■ Records for processing:
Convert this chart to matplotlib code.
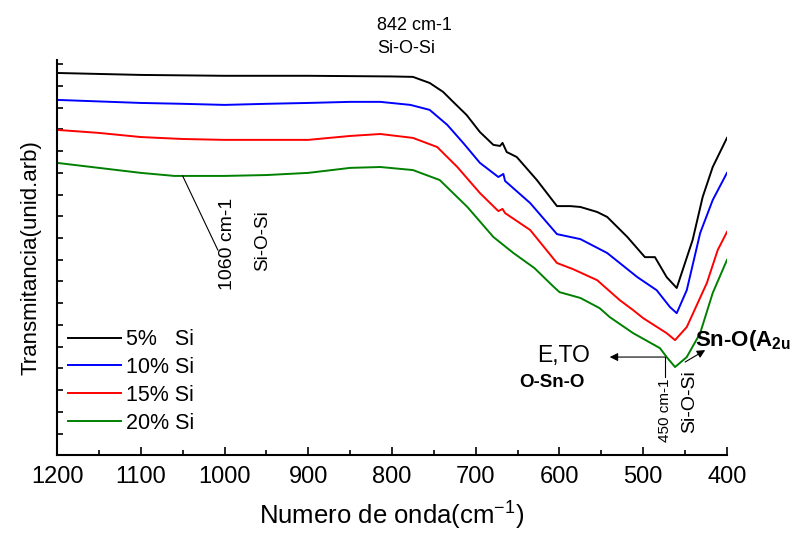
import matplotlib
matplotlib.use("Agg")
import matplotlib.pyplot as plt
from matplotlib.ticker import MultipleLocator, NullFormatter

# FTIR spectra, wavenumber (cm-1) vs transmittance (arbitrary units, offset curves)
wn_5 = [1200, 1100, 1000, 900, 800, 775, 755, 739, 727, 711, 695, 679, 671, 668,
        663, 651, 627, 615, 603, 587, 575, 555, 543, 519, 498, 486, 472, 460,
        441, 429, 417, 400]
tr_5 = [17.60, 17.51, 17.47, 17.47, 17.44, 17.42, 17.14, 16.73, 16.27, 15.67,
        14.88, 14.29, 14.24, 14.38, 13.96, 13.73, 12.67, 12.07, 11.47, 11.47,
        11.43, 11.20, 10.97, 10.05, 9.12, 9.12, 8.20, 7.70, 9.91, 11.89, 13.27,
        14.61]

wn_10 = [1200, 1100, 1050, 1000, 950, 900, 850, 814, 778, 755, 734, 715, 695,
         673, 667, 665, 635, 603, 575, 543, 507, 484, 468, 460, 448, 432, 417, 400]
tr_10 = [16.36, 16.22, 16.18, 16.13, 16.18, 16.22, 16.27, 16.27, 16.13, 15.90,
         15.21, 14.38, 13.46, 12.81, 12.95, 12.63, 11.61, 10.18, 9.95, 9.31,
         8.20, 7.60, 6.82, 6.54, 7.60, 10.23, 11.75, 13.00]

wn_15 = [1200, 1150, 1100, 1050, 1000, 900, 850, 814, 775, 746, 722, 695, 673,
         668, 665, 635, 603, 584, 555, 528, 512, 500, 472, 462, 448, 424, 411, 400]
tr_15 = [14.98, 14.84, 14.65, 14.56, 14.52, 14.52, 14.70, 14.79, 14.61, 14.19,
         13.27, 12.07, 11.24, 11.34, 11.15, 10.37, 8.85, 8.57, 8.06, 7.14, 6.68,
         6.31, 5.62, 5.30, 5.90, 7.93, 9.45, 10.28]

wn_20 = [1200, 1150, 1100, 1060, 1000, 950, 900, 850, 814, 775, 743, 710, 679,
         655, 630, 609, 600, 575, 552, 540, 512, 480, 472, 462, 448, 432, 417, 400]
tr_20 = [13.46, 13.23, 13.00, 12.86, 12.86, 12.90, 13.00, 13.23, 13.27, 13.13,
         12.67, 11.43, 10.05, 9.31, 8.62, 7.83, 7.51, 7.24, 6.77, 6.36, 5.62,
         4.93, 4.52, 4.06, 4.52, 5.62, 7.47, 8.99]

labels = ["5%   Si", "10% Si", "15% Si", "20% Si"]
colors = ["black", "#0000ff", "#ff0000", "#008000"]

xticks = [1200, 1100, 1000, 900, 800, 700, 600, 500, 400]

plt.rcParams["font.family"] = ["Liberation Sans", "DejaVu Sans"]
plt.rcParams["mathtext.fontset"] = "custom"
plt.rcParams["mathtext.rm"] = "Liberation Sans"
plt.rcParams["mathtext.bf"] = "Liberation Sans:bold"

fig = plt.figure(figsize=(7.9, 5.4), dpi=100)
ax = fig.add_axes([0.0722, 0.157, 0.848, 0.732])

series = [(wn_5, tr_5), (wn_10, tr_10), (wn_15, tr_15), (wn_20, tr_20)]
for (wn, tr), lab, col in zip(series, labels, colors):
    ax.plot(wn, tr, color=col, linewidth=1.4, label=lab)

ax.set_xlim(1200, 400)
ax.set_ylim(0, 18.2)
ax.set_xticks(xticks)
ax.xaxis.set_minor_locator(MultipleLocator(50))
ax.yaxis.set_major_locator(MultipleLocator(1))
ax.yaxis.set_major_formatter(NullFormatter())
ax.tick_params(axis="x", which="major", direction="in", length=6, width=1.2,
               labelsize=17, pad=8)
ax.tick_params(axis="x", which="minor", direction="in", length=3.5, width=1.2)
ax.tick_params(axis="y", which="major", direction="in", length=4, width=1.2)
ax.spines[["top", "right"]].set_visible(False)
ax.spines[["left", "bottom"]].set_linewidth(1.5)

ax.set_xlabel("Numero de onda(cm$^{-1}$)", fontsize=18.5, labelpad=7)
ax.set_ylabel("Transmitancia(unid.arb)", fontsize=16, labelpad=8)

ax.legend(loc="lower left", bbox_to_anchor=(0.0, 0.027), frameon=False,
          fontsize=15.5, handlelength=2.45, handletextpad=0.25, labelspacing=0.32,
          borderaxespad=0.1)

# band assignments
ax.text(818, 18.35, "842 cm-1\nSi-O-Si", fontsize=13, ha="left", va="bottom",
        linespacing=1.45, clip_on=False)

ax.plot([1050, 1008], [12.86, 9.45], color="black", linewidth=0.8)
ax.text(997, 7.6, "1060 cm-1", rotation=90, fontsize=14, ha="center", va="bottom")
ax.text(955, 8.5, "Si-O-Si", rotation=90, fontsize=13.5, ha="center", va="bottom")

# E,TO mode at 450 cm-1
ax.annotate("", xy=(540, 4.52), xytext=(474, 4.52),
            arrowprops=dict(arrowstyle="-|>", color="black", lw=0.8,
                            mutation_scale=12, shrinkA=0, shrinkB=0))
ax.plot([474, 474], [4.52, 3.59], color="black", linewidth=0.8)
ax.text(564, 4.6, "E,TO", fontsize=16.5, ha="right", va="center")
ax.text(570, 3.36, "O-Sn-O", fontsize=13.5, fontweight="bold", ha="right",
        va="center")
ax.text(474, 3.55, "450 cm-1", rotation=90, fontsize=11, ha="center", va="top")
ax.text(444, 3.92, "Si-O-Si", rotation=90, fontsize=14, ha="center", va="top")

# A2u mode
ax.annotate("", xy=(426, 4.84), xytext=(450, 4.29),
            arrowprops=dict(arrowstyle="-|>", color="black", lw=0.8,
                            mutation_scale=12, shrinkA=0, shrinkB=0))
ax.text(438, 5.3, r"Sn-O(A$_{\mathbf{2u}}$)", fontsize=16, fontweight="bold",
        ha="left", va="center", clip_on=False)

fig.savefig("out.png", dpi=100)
* * *
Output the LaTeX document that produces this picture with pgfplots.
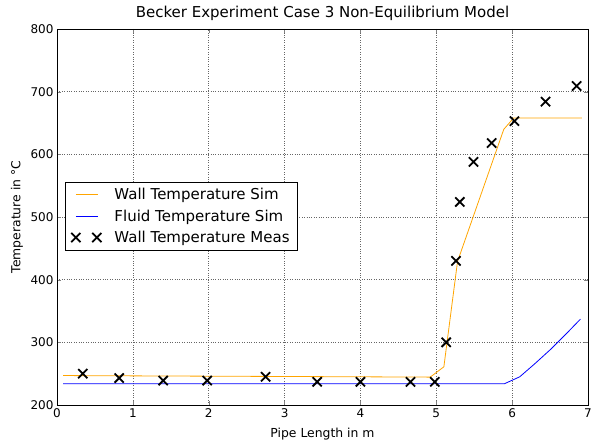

■ Short task: Reproduce, word for word, only the lines in the records above from the line with "Convert this chart to matplotlib code." through the line with "xticks = [1200, 1100, 1000, 900, 800, 700, 600, 500, 400]", including both ends; omit the pictures.

■ Exercise result:
Convert this chart to matplotlib code.
import matplotlib
matplotlib.use("Agg")
import matplotlib.pyplot as plt
from matplotlib.ticker import MultipleLocator, NullFormatter

# FTIR spectra, wavenumber (cm-1) vs transmittance (arbitrary units, offset curves)
wn_5 = [1200, 1100, 1000, 900, 800, 775, 755, 739, 727, 711, 695, 679, 671, 668,
        663, 651, 627, 615, 603, 587, 575, 555, 543, 519, 498, 486, 472, 460,
        441, 429, 417, 400]
tr_5 = [17.60, 17.51, 17.47, 17.47, 17.44, 17.42, 17.14, 16.73, 16.27, 15.67,
        14.88, 14.29, 14.24, 14.38, 13.96, 13.73, 12.67, 12.07, 11.47, 11.47,
        11.43, 11.20, 10.97, 10.05, 9.12, 9.12, 8.20, 7.70, 9.91, 11.89, 13.27,
        14.61]

wn_10 = [1200, 1100, 1050, 1000, 950, 900, 850, 814, 778, 755, 734, 715, 695,
         673, 667, 665, 635, 603, 575, 543, 507, 484, 468, 460, 448, 432, 417, 400]
tr_10 = [16.36, 16.22, 16.18, 16.13, 16.18, 16.22, 16.27, 16.27, 16.13, 15.90,
         15.21, 14.38, 13.46, 12.81, 12.95, 12.63, 11.61, 10.18, 9.95, 9.31,
         8.20, 7.60, 6.82, 6.54, 7.60, 10.23, 11.75, 13.00]

wn_15 = [1200, 1150, 1100, 1050, 1000, 900, 850, 814, 775, 746, 722, 695, 673,
         668, 665, 635, 603, 584, 555, 528, 512, 500, 472, 462, 448, 424, 411, 400]
tr_15 = [14.98, 14.84, 14.65, 14.56, 14.52, 14.52, 14.70, 14.79, 14.61, 14.19,
         13.27, 12.07, 11.24, 11.34, 11.15, 10.37, 8.85, 8.57, 8.06, 7.14, 6.68,
         6.31, 5.62, 5.30, 5.90, 7.93, 9.45, 10.28]

wn_20 = [1200, 1150, 1100, 1060, 1000, 950, 900, 850, 814, 775, 743, 710, 679,
         655, 630, 609, 600, 575, 552, 540, 512, 480, 472, 462, 448, 432, 417, 400]
tr_20 = [13.46, 13.23, 13.00, 12.86, 12.86, 12.90, 13.00, 13.23, 13.27, 13.13,
         12.67, 11.43, 10.05, 9.31, 8.62, 7.83, 7.51, 7.24, 6.77, 6.36, 5.62,
         4.93, 4.52, 4.06, 4.52, 5.62, 7.47, 8.99]

labels = ["5%   Si", "10% Si", "15% Si", "20% Si"]
colors = ["black", "#0000ff", "#ff0000", "#008000"]

xticks = [1200, 1100, 1000, 900, 800, 700, 600, 500, 400]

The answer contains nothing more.